Dataset excerpts

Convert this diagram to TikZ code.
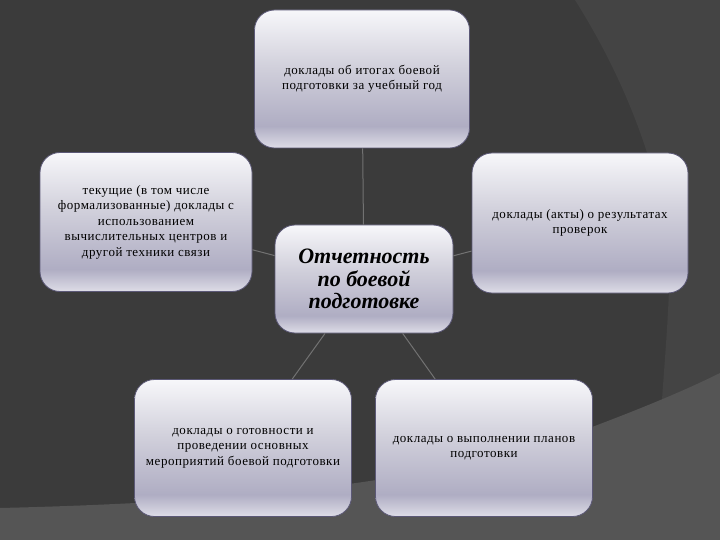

==

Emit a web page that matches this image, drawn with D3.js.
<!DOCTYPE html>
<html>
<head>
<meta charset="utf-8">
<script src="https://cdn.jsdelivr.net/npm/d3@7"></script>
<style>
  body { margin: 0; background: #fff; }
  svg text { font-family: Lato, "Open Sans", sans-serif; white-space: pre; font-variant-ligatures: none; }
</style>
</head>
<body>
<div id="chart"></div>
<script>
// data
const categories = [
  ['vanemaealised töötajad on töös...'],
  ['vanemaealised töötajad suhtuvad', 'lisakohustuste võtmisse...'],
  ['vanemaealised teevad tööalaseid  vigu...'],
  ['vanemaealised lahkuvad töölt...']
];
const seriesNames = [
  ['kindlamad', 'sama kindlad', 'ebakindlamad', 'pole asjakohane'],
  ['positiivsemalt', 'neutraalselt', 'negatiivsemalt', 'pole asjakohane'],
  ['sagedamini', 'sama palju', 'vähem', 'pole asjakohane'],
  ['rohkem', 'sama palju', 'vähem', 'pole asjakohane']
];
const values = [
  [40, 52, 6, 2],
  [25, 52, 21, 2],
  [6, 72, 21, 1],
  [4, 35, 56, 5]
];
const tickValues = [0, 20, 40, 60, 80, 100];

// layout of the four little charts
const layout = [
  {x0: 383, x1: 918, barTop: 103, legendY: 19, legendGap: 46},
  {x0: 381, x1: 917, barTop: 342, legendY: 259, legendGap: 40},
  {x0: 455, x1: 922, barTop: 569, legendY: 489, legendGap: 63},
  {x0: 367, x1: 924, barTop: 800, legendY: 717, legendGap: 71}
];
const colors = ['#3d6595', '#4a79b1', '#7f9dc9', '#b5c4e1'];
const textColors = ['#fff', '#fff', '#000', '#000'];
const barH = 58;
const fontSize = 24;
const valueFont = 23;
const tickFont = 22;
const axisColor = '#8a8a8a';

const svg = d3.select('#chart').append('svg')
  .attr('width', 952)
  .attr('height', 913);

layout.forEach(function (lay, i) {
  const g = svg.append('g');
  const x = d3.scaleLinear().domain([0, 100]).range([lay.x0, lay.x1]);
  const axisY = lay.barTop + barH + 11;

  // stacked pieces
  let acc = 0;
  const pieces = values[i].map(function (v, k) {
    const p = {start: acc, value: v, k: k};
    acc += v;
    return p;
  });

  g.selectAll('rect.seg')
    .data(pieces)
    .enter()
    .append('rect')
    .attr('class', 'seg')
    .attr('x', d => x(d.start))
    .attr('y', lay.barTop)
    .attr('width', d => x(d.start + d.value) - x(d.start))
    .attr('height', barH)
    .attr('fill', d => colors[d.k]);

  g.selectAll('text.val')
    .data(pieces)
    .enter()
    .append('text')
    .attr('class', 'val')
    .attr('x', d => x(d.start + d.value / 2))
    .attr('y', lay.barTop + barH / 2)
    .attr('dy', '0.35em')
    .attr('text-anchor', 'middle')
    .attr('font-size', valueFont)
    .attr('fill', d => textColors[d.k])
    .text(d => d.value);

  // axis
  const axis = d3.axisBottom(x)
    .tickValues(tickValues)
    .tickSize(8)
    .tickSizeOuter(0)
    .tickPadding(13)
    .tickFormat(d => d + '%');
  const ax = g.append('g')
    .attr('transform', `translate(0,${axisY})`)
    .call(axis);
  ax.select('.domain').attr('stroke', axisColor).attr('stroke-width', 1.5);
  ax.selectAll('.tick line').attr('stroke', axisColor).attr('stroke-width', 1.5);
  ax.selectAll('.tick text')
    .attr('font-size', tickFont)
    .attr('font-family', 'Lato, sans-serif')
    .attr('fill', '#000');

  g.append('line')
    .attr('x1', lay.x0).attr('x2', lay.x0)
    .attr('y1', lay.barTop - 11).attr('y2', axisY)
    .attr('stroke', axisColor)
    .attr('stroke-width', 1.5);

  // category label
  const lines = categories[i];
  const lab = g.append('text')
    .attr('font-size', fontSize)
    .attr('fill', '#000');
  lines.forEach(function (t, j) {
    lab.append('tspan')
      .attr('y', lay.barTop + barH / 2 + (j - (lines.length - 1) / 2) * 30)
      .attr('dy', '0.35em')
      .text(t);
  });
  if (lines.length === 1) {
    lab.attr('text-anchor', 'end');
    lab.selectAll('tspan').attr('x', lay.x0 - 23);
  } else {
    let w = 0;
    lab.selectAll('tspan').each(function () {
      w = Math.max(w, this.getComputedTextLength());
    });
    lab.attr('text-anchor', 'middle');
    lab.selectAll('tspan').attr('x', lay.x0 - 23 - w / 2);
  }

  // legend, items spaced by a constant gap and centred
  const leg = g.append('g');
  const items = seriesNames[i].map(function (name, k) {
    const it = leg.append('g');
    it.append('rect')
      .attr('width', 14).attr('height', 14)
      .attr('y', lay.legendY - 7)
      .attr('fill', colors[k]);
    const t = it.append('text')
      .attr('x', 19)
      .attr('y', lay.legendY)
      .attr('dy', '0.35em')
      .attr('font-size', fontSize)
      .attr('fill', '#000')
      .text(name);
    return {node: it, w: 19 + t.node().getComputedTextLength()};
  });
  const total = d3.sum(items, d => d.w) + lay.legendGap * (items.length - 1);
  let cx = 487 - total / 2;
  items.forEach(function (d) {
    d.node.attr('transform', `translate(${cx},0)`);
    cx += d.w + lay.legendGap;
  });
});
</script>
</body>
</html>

Set problem
Only the lines from the one containing "Emit a web page" through the one containing "const tickValues = [0, 20, 40, 60, 80, 100];" are to be retyped, both boundary lines included, with no other material.

Finished task
Emit a web page that matches this image, drawn with D3.js.
<!DOCTYPE html>
<html>
<head>
<meta charset="utf-8">
<script src="https://cdn.jsdelivr.net/npm/d3@7"></script>
<style>
  body { margin: 0; background: #fff; }
  svg text { font-family: Lato, "Open Sans", sans-serif; white-space: pre; font-variant-ligatures: none; }
</style>
</head>
<body>
<div id="chart"></div>
<script>
// data
const categories = [
  ['vanemaealised töötajad on töös...'],
  ['vanemaealised töötajad suhtuvad', 'lisakohustuste võtmisse...'],
  ['vanemaealised teevad tööalaseid  vigu...'],
  ['vanemaealised lahkuvad töölt...']
];
const seriesNames = [
  ['kindlamad', 'sama kindlad', 'ebakindlamad', 'pole asjakohane'],
  ['positiivsemalt', 'neutraalselt', 'negatiivsemalt', 'pole asjakohane'],
  ['sagedamini', 'sama palju', 'vähem', 'pole asjakohane'],
  ['rohkem', 'sama palju', 'vähem', 'pole asjakohane']
];
const values = [
  [40, 52, 6, 2],
  [25, 52, 21, 2],
  [6, 72, 21, 1],
  [4, 35, 56, 5]
];
const tickValues = [0, 20, 40, 60, 80, 100];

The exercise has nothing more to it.